Im Sommer 1922 ist New York das wirtschaftliche und kulturelle Zentrum der Welt: Die Börse boomt, am Broadway schwingen die "Ziegfeld Follies" die Beine, Bewunderer(innen) von Douglas Fairbanks und Rudolph Valentino füllen die Lichtspielhäuser; der billige, weil illegale, Alkohol fliesst in den zahllosen Speakeasys in Strömen; wer es sich leisten kann, feiert jede Nacht bis zum Morgengrauen durch. Fasziniert davon ist auch der junge Weltkriegsveteran und angehende Schriftsteller Nick Carraway (Tobey Maguire), der ein kleines Haus auf Long Island bezieht und an der Wall Street sein Glück versuchen will. Von seiner Cousine Daisy (Carey Mulligan) und deren Ehemann Tom (Joel Edgerton) erfährt er von einem stadtbekannten Lebemann namens Gatsby (Leonardo DiCaprio), der, wie sich herausstellt, die Villa neben Nicks Hütte bewohnt. Während einer von Gatsbys rauschenden Partys treffen sich die beiden erstmals und werden zu Freunden. Bald schon bittet Gatsby Nick, der nach und nach auch die dunklen Seiten von New Yorks Hautevolee kennenlernt, darum, ein Treffen mit Daisy, seiner einstigen Geliebten, zu arrangieren.

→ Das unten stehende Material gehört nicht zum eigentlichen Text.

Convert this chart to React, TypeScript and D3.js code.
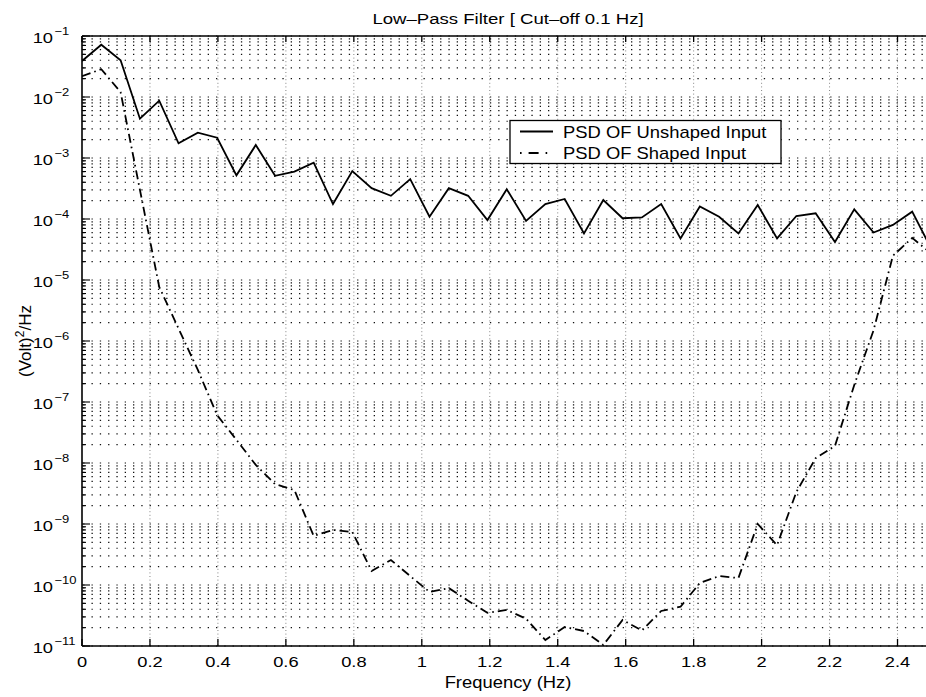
import React from "react";
import * as d3 from "d3";

// Frequency bins (Hz)
const freqs = [
  0, 0.0568, 0.1136, 0.1705, 0.2273, 0.2841, 0.3409, 0.3977, 0.4545, 0.5114,
  0.5682, 0.625, 0.6818, 0.7386, 0.7955, 0.8523, 0.9091, 0.9659, 1.0227, 1.0795,
  1.1364, 1.1932, 1.25, 1.3068, 1.3636, 1.4205, 1.4773, 1.5341, 1.5909, 1.6477,
  1.7045, 1.7614, 1.8182, 1.875, 1.9318, 1.9886, 2.0455, 2.1023, 2.1591, 2.2159,
  2.2727, 2.3295, 2.3864, 2.4432, 2.5,
];

// PSD of the unshaped input, (Volt)^2/Hz
const psdUnshaped = [
  3.9e-2, 7.2e-2, 4.0e-2, 4.4e-3, 8.7e-3, 1.74e-3, 2.6e-3, 2.15e-3, 5.2e-4, 1.63e-3,
  5.1e-4, 6.0e-4, 8.4e-4, 1.76e-4, 6.1e-4, 3.2e-4, 2.4e-4, 4.5e-4, 1.09e-4, 3.2e-4,
  2.4e-4, 9.6e-5, 3.07e-4, 9.3e-5, 1.76e-4, 2.13e-4, 5.8e-5, 2.05e-4, 1.03e-4, 1.06e-4,
  1.76e-4, 4.8e-5, 1.6e-4, 1.09e-4, 5.8e-5, 1.7e-4, 4.8e-5, 1.12e-4, 1.24e-4, 4.2e-5,
  1.44e-4, 6.0e-5, 8.0e-5, 1.32e-4, 3.2e-5,
];

// PSD of the shaped (low-pass filtered) input, (Volt)^2/Hz
const psdShaped = [
  2.2e-2, 2.85e-2, 1.2e-2, 3.0e-4, 7.7e-6, 1.6e-6, 3.35e-7, 6.1e-8, 2.4e-8, 9.3e-9,
  4.5e-9, 3.6e-9, 6.4e-10, 8.0e-10, 7.4e-10, 1.7e-10, 2.57e-10, 1.4e-10, 7.7e-11, 8.9e-11,
  5.5e-11, 3.5e-11, 3.9e-11, 2.8e-11, 1.25e-11, 2.05e-11, 1.76e-11, 1.04e-11, 2.67e-11, 1.8e-11,
  3.75e-11, 4.4e-11, 1.08e-10, 1.4e-10, 1.3e-10, 1.0e-9, 4.5e-10, 3.35e-9, 1.2e-8, 1.9e-8,
  1.9e-7, 1.5e-6, 2.5e-5, 4.9e-5, 2.7e-5,
];

const xTicks = [0, 0.2, 0.4, 0.6, 0.8, 1, 1.2, 1.4, 1.6, 1.8, 2, 2.2, 2.4];
const yExponents = [-1, -2, -3, -4, -5, -6, -7, -8, -9, -10, -11];

const titleText = "Low\u2013Pass Filter [ Cut\u2013off 0.1 Hz]";
const xLabel = "Frequency  (Hz)";
const legendLabels = ["PSD OF Unshaped Input", "PSD OF Shaped Input"];

const W = 926;
const H = 697;
const FONT = "'Liberation Sans', Arial, Helvetica, sans-serif";
const SX = 1.18;

const left = 82;
const right = 931.5;
const top = 36;
const bottom = 646;

function T({ x, y, size, anchor = "start", sx = SX, children }: any) {
  return (
    <text
      transform={`translate(${x},${y}) scale(${sx},1)`}
      fontFamily={FONT}
      fontSize={size}
      textAnchor={anchor}
      fill="#000"
    >
      {children}
    </text>
  );
}

export default function App() {
  const x = d3.scaleLinear().domain([0, 2.5]).range([left, right]);
  const y = d3.scaleLog().domain([1e-11, 1e-1]).range([bottom, top]);

  const line = d3
    .line<number>()
    .x((_, i) => x(freqs[i]))
    .y((v) => y(v));

  // all horizontal grid levels: 1..9 x 10^k
  const gridLevels: number[] = [];
  for (let e = -11; e < -1 + 1; e++) {
    for (let m = 1; m <= 9; m++) {
      const v = m * Math.pow(10, e);
      if (v >= 1e-11 && v <= 1e-1 + 1e-15) gridLevels.push(v);
    }
  }

  const lx0 = 520;
  const lx1 = 553;

  return (
    <svg
      width={W}
      height={H}
      style={{ position: "absolute", left: 0, top: 0, background: "#fff" }}
    >
      <defs>
        <clipPath id="plotClip">
          <rect x={left} y={top - 2} width={right - left} height={bottom - top + 4} />
        </clipPath>
      </defs>
      <rect x={0} y={0} width={W} height={H} fill="#fff" />

      {/* horizontal dotted grid */}
      <g>
        {gridLevels.map((v, i) => (
          <line
            key={i}
            x1={left}
            x2={W}
            y1={y(v)}
            y2={y(v)}
            stroke="#111"
            strokeWidth={1.2}
            strokeDasharray="1.3 7"
            strokeDashoffset={-9.5}
          />
        ))}
      </g>

      {/* vertical grid at the major x ticks */}
      <g>
        {xTicks.slice(1).map((t) => (
          <line
            key={t}
            x1={x(t)}
            x2={x(t)}
            y1={top}
            y2={bottom}
            stroke="#777"
            strokeWidth={0.9}
            strokeDasharray="1 2.6"
          />
        ))}
      </g>

      {/* data */}
      <g clipPath="url(#plotClip)">
        <path
          d={line(psdShaped) || ""}
          fill="none"
          stroke="#000"
          strokeWidth={1.8}
          strokeDasharray="9 4 1.6 4"
        />
        <path
          d={line(psdUnshaped) || ""}
          fill="none"
          stroke="#000"
          strokeWidth={1.8}
          strokeLinejoin="miter"
        />
      </g>

      {/* axes box */}
      <line x1={left} x2={left} y1={top} y2={bottom} stroke="#000" strokeWidth={1.6} />
      <line x1={left} x2={W} y1={bottom} y2={bottom} stroke="#000" strokeWidth={1.6} />
      <line x1={left} x2={W} y1={top} y2={top} stroke="#000" strokeWidth={1.6} />

      {/* x ticks (bottom and top, inward) */}
      {xTicks.map((t) => (
        <g key={t}>
          <line x1={x(t)} x2={x(t)} y1={bottom} y2={bottom - 7} stroke="#000" strokeWidth={1.3} />
          <line x1={x(t)} x2={x(t)} y1={top} y2={top + 6} stroke="#000" strokeWidth={1.3} />
        </g>
      ))}

      {/* y ticks, major and minor */}
      {gridLevels.map((v, i) => {
        const major = Math.abs(Math.log10(v) - Math.round(Math.log10(v))) < 1e-9;
        return (
          <line
            key={i}
            x1={left}
            x2={left + (major ? 8 : 4)}
            y1={y(v)}
            y2={y(v)}
            stroke="#000"
            strokeWidth={1.1}
          />
        );
      })}

      {/* x tick labels */}
      {xTicks.map((t) => (
        <T key={t} x={x(t)} y={bottom + 21} size={15.5} anchor="middle">
          {String(t)}
        </T>
      ))}

      {/* y tick labels as powers of ten */}
      {yExponents.map((e) => {
        const yy = y(Math.pow(10, e));
        return (
          <g key={e}>
            <T x={53} y={yy + 7} size={15.5} anchor="end">
              10
            </T>
            <T x={54.5} y={yy - 1} size={11} anchor="start">
              {"\u2212" + Math.abs(e)}
            </T>
          </g>
        );
      })}

      {/* title */}
      <T x={508} y={24} size={15} anchor="middle" sx={1.24}>
        {titleText}
      </T>

      {/* x label */}
      <T x={508} y={688} size={16} anchor="middle" sx={1.15}>
        {xLabel}
      </T>

      {/* y label */}
      <text
        transform="translate(31,341) rotate(-90)"
        fontFamily={FONT}
        fontSize={17}
        textAnchor="middle"
        fill="#000"
      >
        (Volt)
        <tspan dy={-7} fontSize={12}>
          2
        </tspan>
        <tspan dy={7}>/Hz</tspan>
      </text>

      {/* legend */}
      <g>
        <rect x={510} y={120.5} width={271} height={43} fill="#fff" stroke="#000" strokeWidth={1.3} />
        <line x1={lx0} x2={lx1} y1={131.5} y2={131.5} stroke="#000" strokeWidth={1.8} />
        <line
          x1={lx0}
          x2={lx1}
          y1={153}
          y2={153}
          stroke="#000"
          strokeWidth={1.8}
          strokeDasharray="1.6 7 10 7 1.6 20"
        />
        <T x={563} y={138} size={16} sx={1.15}>
          {legendLabels[0]}
        </T>
        <T x={563} y={158.5} size={16} sx={1.15}>
          {legendLabels[1]}
        </T>
      </g>
    </svg>
  );
}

"What's all this for?", fragt der überwältigte Nick seinen neuen Freund, das dekadente Spektakel betrachtend, welches sich in dessen mit imposanten Memorabilia aus aller Herren Länder ausgestatteten Schloss abspielt. Es ist eine der zentralen Fragen aus F. Scott Fitzgeralds Jahrhundertroman, verfasst im Jahr 1925 – bevor die Weltwirtschaft kollabierte, bevor Fitzgeralds Ehe zu bröckeln begann, bevor er sich um seine Gesundheit trank. Wozu der besinnungslose Überfluss, das Leben, als gäbe es kein Morgen? Diese Frage im Jahr 2013 zu stellen, nach der "grossen Rezession", die ganze Staaten an den Rand des Ruins getrieben hat, hat etwas erfrischend (sic) Zynisches; sie verleiht dem Film eine gesellschaftskritische Dimension, wie man sie seit Romeo + Juliet (1996) bei Baz Luhrmann (Moulin Rouge!, Australia) nicht mehr gesehen hat. Ganz bewusst stellt er eine Verbindung zwischen Fitzgeralds New York, wo sich in den gesetzeswidrigen Bars Politiker und Gangster die Hand reichen, und der Gegenwart her, in der, keine fünf Jahre nach dem Kollaps, die Banker-Boni und die Spekulation wieder ins Kraut schiessen.

Der junge Autor Nick Carraway (Tobey Maguire, links) wird vom Lebemann Jay Gatsby (Leonardo DiCaprio) in die New Yorker Hautevolee eingeführt.
© 2013 Warner Bros. Ent.
Doch man könnte sie auch an Luhrmann selbst richten: "What's all this for?" Denn der australische Regisseur ergötzt sich in The Great Gatsby einmal mehr an seinem hyperaktiven, in opernhaftem Exzess schwelgenden Stil. Knapp 45 Minuten lang bombardiert er sein Publikum mit rasanten Schwenks, schwindelerregenden Kamerafahrten und Einstellungen, welche kaum je länger als zwei Sekunden ausgehalten werden. Kombiniert mit überwiegend zwecklosem 3-D, führt dies nicht nur zu akuten Kopfschmerzen, sondern auch zu rascher Übersättigung; bald wirkt der ganze Zirkus mitsamt seinen kunstvollen Schauwerten, so sehr er auch zum Quellenmaterial passen mag, ermüdend.

Als endlich Fitzgeralds Geschichte die Überhand gewinnt, weicht Luhrmanns fast unerträgliche Vision einem nüchterneren Tonfall, durch den The Great Gatsby von der überdrehten Effektorgie zum blutleeren, bleiern vorgetragenen Pseudo-Kammerspiel wird; jegliches Leben verfliegt. Und da sich hinter Luhrmanns Glitzer-Fassade kein wirklich begabter Regisseur verbirgt, hält sich der viel zu lange Film einzig und allein deshalb über Wasser, weil er an strategischen Punkten Fitzgeralds atemberaubende Prosa direkt zitiert. Vielleicht ist der Roman gerade deshalb grosse Literatur: Seine ganze Wirkung entfaltet er nur in geschriebener Form. Und dagegen kommt auch Baz Luhrmanns seelenloses (dekadentes?) Spektakel nicht an.